Brokers, mind the gap: EU crypto regulation goes live in three years
In regard to surveillance, firms will need to cope with new identifiers and cross-market fungibility on a range of new venues and market models.
Financial institutions must prepare to offer trading and investment in a diverse range of crypto instruments sooner than expected, said Joe Schifano, Global Head of Regulatory Affairs at Eventus Systems.
Claiming crypto trading is going mainstream as several new digital securities exchanges and inter-bank transactions in digital assets become daily news, Mr.
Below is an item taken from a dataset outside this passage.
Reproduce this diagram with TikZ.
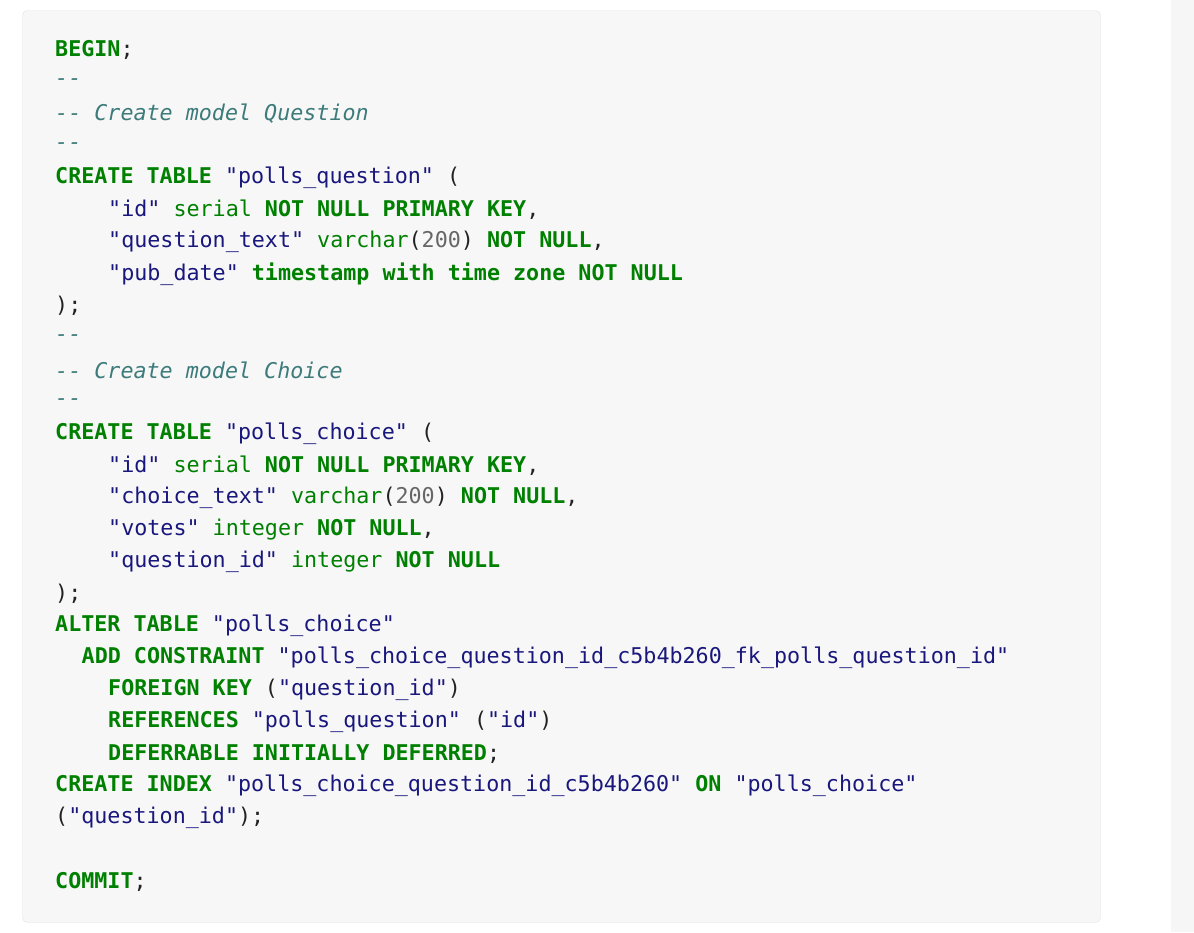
\documentclass[tikz,border=0pt]{standalone}
\usepackage{fontspec}
\newfontfamily\cf{DejaVu Sans Mono}
\definecolor{kw}{HTML}{008000}
\definecolor{st}{HTML}{19177C}
\definecolor{cm}{HTML}{3D7B7B}
\definecolor{nm}{HTML}{666666}
\definecolor{pn}{HTML}{222222}
\newcommand{\K}[1]{\textcolor{kw}{\bfseries #1}}
\newcommand{\Sx}[1]{\textcolor{st}{#1}}
\newcommand{\Tx}[1]{\textcolor{kw}{#1}}
\newcommand{\Nx}[1]{\textcolor{nm}{#1}}
\newcommand{\Cx}[1]{\textcolor{cm}{\itshape #1}}
\tikzset{ln/.style={anchor=west,inner sep=0pt,font=\cf\fontsize{21.7}{26}\selectfont,text=pn}}
\begin{document}
\begin{tikzpicture}[x=1pt,y=-1pt]
\useasboundingbox (0,0) rectangle (1194,932);
\fill[white] (0,0) rectangle (1194,932);
\fill[gray!7] (1171,0) rectangle (1194,932);
\draw[fill=black!3,draw=black!11,rounded corners=5pt] (22.5,10.5) rectangle (1100.5,922.5);
\def\a{55}\def\b{108}\def\c{81.5}
\node[ln] (l0) at (\a,50) {\K{BEGIN};};
\node[ln] (l1) at (\a,82) {\Cx{-{}-}};
\node[ln] (l2) at (\a,114) {\Cx{-{}- Create model Question}};
\node[ln] (l3) at (\a,146) {\Cx{-{}-}};
\node[ln] (l4) at (\a,178) {\K{CREATE TABLE} \Sx{"polls\_question"} (};
\node[ln] (l5) at (\b,210) {\Sx{"id"} \Tx{serial} \K{NOT NULL PRIMARY KEY},};
\node[ln] (l6) at (\b,242) {\Sx{"question\_text"} \Tx{varchar}(\Nx{200}) \K{NOT NULL},};
\node[ln] (l7) at (\b,274) {\Sx{"pub\_date"} \K{timestamp with time zone NOT NULL}};
\node[ln] (l8) at (\a,306) {);};
\node[ln] (l9) at (\a,338) {\Cx{-{}-}};
\node[ln] (l10) at (\a,370) {\Cx{-{}- Create model Choice}};
\node[ln] (l11) at (\a,402) {\Cx{-{}-}};
\node[ln] (l12) at (\a,434) {\K{CREATE TABLE} \Sx{"polls\_choice"} (};
\node[ln] (l13) at (\b,466) {\Sx{"id"} \Tx{serial} \K{NOT NULL PRIMARY KEY},};
\node[ln] (l14) at (\b,498) {\Sx{"choice\_text"} \Tx{varchar}(\Nx{200}) \K{NOT NULL},};
\node[ln] (l15) at (\b,530) {\Sx{"votes"} \Tx{integer} \K{NOT NULL},};
\node[ln] (l16) at (\b,562) {\Sx{"question\_id"} \Tx{integer} \K{NOT NULL}};
\node[ln] (l17) at (\a,594) {);};
\node[ln] (l18) at (\a,626) {\K{ALTER TABLE} \Sx{"polls\_choice"}};
\node[ln] (l19) at (\c,658) {\K{ADD CONSTRAINT} \Sx{"polls\_choice\_question\_id\_c5b4b260\_fk\_polls\_question\_id"}};
\node[ln] (l20) at (\b,690) {\K{FOREIGN KEY} (\Sx{"question\_id"})};
\node[ln] (l21) at (\b,722) {\K{REFERENCES} \Sx{"polls\_question"} (\Sx{"id"})};
\node[ln] (l22) at (\b,754) {\K{DEFERRABLE INITIALLY DEFERRED};};
\node[ln] (l23) at (\a,786) {\K{CREATE INDEX} \Sx{"polls\_choice\_question\_id\_c5b4b260"} \K{ON} \Sx{"polls\_choice"}};
\node[ln] (l24) at (\a,818) {(\Sx{"question\_id"});};
\node[ln] (l26) at (\a,882) {\K{COMMIT};};
\end{tikzpicture}
\end{document}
Schifano is also seeing regulators making moves, with new EU directives being imposed as soon as 2024.
Brokers and asset managers who don’t comply will face serious consequencies, with fines up to EUR 15 million or 15% of total annual turnover for cases of market abuse, for example, with senior managers facing bans and personal fines of up to EUR 5 million.
The EU’s Digital Finance Package will add digital financial instruments to MiFID II, the EU’s overarching securities regulation, and should go forward with the proposed new Market in Crypto Assets Directive (Directive (EU) 2019/1937), or MiCAD, which should go live by 2024.
This should finally put in place appropriate levels of consumer and investor protection and market integrity, financial stability and legal certainty.
The dual regulations, in the shape of MiFID II and MiCAD, will eventually cover a broad range of digital financial instruments, asset-referenced tokens, utility and e-money tokens.
MiCAD mirrors four broad themes of existing MAR regulation, the disclosure of inside information, the prohibition of insider dealing and market manipulation, price fixing and spoofing.
Recognizing that most issuers of crypto-assets and crypto-asset service providers are SMEs, the document makes no explicit mention of market soundings, or the mechanism of suspicious transaction and order reports in the proposed regulations.
In regard to surveillance, firms will need to cope with new identifiers and cross-market fungibility on a range of new venues and market models.
This makes initial setup a challenge for systems with rigid instrument and alert structures, especially those relying on historical data to drive alert optimisation.
The move towards T+0 settlement in digital assets makes real-time monitoring and fast dispute resolution more important than ever.
Firms lining up to offer blockchain and crypto solutions subject to the upcoming European Union’s regulatory framework should stay ahead of the game with advanced and compliant technology.
Prior to joining Eventus Systems as Global Head of Regulatory Affairs, Joe Schifano was Deputy General Counsel and Global Chief Compliance Officer (CCO) of Tower Research Capital in New York.
The 20-year industry veteran has played a number of senior regulatory roles, including at Intercontinental Exchange, Barclays Capital, and UBS Securities.